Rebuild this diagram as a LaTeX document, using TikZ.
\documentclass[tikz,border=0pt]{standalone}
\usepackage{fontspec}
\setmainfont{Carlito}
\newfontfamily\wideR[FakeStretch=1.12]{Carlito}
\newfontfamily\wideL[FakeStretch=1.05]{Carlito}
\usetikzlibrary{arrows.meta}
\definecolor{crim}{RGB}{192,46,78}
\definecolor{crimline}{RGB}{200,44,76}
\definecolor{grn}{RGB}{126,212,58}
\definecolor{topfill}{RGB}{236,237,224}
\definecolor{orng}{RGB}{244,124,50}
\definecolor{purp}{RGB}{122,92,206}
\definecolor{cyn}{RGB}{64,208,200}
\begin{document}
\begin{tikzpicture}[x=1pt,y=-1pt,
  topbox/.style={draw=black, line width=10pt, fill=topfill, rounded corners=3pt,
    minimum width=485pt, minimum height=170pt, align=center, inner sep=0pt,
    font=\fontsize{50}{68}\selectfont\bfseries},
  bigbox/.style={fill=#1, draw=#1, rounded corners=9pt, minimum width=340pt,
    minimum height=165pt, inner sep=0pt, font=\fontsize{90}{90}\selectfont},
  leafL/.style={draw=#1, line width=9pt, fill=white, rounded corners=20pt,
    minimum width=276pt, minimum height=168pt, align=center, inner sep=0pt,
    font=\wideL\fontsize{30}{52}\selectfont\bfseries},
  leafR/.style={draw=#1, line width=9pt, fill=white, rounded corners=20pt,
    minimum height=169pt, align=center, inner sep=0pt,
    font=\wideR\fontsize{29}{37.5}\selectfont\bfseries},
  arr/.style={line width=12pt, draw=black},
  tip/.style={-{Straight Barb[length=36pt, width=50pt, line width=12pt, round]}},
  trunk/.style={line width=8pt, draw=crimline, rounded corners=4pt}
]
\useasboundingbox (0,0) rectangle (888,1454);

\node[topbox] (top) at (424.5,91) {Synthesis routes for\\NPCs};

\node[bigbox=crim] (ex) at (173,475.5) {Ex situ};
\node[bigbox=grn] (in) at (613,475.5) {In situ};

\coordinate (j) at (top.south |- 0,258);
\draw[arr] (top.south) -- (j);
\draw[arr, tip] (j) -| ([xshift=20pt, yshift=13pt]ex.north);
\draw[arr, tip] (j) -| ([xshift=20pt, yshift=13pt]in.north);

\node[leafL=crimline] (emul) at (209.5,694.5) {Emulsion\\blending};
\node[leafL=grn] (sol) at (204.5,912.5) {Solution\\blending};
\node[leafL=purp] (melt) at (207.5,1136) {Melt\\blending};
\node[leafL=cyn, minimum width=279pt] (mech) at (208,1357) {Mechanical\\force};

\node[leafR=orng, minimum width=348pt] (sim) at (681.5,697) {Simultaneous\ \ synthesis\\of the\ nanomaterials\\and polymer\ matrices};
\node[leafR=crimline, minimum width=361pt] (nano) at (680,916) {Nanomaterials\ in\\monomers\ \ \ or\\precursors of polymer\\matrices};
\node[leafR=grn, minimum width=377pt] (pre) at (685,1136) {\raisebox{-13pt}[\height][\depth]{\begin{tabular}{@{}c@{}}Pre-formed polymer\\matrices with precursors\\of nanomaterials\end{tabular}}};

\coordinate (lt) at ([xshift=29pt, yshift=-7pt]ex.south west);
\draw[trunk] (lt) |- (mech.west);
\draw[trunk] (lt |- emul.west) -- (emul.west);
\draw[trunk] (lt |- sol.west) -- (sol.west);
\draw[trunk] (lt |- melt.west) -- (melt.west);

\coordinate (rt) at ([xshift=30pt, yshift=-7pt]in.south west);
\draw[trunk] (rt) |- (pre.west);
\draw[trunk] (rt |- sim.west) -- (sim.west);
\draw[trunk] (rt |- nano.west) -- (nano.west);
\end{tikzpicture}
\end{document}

==

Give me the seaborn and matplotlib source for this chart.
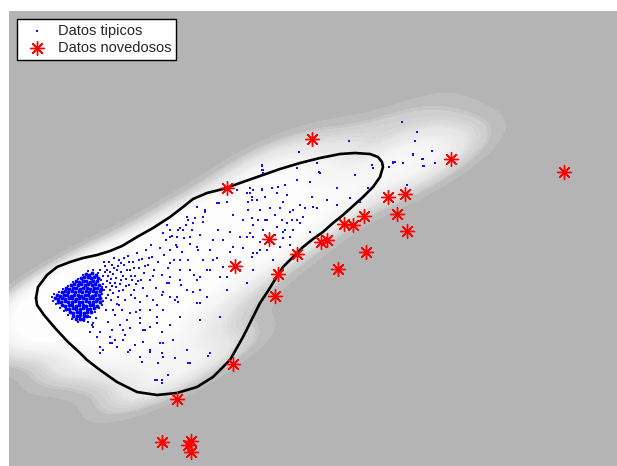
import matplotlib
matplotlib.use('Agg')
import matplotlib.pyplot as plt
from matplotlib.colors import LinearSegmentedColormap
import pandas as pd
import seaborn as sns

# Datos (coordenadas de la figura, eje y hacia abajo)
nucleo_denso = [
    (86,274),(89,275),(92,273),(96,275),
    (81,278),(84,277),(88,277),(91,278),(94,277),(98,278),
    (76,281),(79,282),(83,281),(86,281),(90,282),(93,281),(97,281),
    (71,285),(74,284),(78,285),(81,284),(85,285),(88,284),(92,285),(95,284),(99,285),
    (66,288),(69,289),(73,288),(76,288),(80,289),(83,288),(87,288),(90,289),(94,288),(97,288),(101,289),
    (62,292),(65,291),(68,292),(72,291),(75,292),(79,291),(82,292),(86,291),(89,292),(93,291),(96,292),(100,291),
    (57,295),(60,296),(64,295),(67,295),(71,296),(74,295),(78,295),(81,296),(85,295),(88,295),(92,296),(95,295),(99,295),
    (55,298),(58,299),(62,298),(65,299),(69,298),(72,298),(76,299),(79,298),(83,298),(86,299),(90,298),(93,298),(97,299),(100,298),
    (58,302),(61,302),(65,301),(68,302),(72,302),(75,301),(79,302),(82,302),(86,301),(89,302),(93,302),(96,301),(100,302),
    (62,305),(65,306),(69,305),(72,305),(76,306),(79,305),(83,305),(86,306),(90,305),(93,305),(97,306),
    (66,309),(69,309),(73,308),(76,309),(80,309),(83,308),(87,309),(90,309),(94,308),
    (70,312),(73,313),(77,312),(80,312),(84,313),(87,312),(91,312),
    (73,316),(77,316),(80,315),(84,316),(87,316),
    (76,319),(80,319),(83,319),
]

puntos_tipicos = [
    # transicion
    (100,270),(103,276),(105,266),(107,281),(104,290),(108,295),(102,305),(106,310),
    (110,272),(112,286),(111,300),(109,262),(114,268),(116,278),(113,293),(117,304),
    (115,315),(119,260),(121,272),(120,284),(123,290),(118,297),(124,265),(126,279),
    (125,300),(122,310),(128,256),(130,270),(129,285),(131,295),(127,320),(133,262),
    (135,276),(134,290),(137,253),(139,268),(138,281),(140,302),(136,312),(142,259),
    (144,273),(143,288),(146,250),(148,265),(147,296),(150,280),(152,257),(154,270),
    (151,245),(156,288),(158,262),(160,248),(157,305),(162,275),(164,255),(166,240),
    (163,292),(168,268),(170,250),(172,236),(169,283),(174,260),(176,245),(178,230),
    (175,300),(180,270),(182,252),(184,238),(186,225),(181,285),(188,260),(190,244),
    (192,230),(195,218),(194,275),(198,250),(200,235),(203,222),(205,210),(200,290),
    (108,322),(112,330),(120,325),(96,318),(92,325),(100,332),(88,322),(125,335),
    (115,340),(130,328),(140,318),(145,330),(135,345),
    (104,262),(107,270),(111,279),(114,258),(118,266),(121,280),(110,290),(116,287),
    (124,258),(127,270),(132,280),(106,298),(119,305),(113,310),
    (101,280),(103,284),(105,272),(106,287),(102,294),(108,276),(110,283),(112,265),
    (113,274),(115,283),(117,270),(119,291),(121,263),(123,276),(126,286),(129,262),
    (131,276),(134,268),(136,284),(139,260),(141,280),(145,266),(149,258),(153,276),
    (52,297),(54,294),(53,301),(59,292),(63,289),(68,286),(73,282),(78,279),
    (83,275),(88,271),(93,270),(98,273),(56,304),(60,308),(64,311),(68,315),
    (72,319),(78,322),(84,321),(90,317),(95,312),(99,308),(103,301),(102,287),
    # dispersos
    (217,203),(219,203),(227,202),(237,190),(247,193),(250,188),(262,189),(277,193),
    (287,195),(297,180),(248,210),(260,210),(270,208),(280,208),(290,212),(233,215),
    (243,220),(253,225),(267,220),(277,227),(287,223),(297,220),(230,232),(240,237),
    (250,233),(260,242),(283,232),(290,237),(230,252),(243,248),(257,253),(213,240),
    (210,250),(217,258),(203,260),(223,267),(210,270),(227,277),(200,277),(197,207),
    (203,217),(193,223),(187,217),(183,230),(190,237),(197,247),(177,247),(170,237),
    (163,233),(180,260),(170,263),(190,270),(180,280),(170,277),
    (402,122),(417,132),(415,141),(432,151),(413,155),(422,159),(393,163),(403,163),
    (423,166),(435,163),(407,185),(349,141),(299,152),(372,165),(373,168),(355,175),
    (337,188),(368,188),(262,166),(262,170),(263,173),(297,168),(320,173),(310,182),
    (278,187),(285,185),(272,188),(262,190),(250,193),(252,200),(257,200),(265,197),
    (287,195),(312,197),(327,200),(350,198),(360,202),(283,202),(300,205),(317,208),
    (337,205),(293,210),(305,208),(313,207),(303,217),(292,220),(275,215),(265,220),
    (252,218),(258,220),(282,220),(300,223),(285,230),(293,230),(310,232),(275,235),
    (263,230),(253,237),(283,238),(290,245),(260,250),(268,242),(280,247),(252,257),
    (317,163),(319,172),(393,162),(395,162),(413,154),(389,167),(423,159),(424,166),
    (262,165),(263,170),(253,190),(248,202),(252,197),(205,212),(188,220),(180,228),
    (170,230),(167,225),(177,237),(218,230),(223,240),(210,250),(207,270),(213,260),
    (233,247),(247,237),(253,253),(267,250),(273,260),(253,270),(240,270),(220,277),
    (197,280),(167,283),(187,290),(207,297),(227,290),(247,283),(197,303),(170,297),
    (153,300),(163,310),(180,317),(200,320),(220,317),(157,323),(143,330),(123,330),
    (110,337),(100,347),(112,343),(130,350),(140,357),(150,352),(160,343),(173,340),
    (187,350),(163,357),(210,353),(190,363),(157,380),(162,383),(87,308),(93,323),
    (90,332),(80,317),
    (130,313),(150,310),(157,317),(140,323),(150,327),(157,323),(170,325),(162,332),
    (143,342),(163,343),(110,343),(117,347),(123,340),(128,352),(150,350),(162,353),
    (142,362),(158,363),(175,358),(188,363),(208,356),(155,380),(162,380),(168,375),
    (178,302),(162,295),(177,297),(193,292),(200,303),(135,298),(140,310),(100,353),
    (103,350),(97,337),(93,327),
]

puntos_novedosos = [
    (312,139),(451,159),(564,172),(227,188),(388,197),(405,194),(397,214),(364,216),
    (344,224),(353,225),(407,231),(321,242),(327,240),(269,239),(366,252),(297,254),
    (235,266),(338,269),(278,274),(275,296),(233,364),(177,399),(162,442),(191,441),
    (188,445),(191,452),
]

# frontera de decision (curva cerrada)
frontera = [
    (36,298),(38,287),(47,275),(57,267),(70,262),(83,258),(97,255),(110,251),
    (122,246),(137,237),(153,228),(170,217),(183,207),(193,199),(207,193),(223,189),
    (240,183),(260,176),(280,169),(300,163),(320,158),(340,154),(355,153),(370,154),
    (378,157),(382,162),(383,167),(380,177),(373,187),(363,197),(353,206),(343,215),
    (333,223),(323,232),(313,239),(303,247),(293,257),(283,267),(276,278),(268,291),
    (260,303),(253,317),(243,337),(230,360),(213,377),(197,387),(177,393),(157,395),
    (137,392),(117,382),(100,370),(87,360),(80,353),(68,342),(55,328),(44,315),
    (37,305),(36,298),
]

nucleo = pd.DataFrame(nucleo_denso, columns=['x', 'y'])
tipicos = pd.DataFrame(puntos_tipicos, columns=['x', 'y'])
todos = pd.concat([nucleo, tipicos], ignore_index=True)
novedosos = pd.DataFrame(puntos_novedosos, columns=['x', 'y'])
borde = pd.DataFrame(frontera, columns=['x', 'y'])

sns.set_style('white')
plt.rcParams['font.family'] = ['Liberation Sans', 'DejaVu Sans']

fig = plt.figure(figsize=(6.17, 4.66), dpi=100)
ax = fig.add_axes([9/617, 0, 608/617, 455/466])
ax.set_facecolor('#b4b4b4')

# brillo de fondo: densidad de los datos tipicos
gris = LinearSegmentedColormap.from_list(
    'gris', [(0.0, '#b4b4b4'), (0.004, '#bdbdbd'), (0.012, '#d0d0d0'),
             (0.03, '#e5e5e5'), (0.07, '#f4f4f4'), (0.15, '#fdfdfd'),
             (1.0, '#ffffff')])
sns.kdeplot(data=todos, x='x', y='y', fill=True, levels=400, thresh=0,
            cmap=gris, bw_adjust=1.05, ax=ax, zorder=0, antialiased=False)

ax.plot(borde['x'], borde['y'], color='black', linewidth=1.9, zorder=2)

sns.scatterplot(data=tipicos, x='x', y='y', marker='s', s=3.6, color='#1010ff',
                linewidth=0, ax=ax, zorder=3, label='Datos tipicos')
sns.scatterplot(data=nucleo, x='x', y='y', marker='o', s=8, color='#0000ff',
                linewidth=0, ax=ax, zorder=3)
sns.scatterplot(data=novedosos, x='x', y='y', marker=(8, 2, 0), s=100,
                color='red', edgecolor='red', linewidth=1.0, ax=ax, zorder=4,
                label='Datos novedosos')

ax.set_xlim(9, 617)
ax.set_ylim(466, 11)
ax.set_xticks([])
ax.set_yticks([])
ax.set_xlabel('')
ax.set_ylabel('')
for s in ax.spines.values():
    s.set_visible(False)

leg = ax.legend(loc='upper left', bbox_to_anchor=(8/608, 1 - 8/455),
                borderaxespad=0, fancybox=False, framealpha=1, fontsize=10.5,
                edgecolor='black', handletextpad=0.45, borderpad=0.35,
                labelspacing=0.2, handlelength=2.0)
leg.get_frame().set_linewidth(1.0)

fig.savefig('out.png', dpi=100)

→ **TASK DIRECTIONS**:
Start at the line with "Give me the", stop at the line with "import seaborn as sns", both lines included, and repeat that span exactly without its pictures.

→ **SOLUTION TO THIS TASK**:
Give me the seaborn and matplotlib source for this chart.
import matplotlib
matplotlib.use('Agg')
import matplotlib.pyplot as plt
from matplotlib.colors import LinearSegmentedColormap
import pandas as pd
import seaborn as sns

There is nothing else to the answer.